Puis le rideau de velours noir franchi, le public se trouve en pleine lumière, comme sur scène. Des silhouettes de comédiennes et comédiens sont projetées sur des parois lumineuses telles des ombres chinoises accentuant l'effet théâtral de la scénographie. Place, cette fois-ci, au romantisme avec la tragédienne Rachel qui est l'héroïne de cette période. "Issue d'une famille pauvre de marchands ambulants, la tragédienne connut une carrière fulgurante", précise Agathe Sanjuan. "Entrée au Français en 1838, elle fut invitée à se produire devant toutes les cours d'Europe et jusqu'aux États-Unis et mourut de phtisie à l'âge de 36 ans". Rachel raffolait de bijoux vrais ou faux. Dans Phèdre, elle change de parures à chaque acte. Dans Bajazet, elle apparaît couverte de pierreries, du turban jusqu'à la ceinture.

Autre thème abordé, l'orientalisme avec, par exemple, un poignard serti de strass et de pierres de couleur. Point d'orgue de l'exposition, d'impressionnants costumes ont été empruntés au Centre national du costume et de la scène comme la tunique qui habillait Mounet-Sully dans Athalie de Racine, le torse orné d'un volumineux et imposant pectoral en cabochons de verre montés sur paillons pour mieux scintiller. Ces artistes sont des "monstres sacrés", comme Jean Cocteau qualifia les interprètes qui l'émerveillèrent, jeune homme.
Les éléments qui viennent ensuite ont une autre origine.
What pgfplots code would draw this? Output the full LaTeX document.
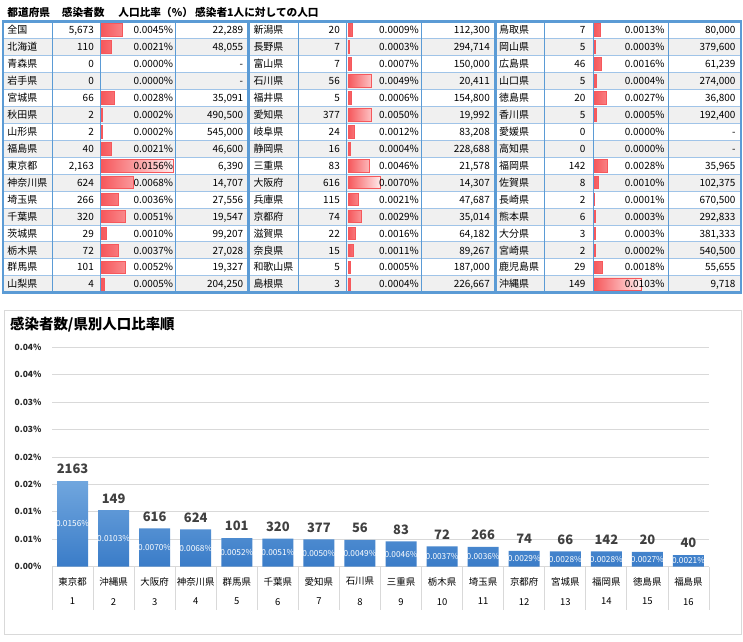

Enfin, l'exposition met à l'honneur ces figures de la Belle Époque : Mlle Bartet, Édouard de Max, Sarah Bernhardt. Des portraits monumentaux, photographies en noir et blanc hautes de trois mètres, sont là pour illustrer leur imposante présence scénique.

Pectoral de Mounet-Sully. (COLL. COMEDIE FRANCAISE / ÉCOLE DES ARTS JOAILLIERS / BENJAMIN CHELLY)

Exposition "Bijoux de scène de la Comédie-Française", jusqu'au 13 octobre 2024. École des arts joailliers, 16 bis boulevard Montmartre, 75009 Paris. Du mardi au dimanche de 11h à 19h. Nocturne jusqu'à 21h le jeudi. Entrée libre sur réservation sur www.lecolevancleefarpels.com.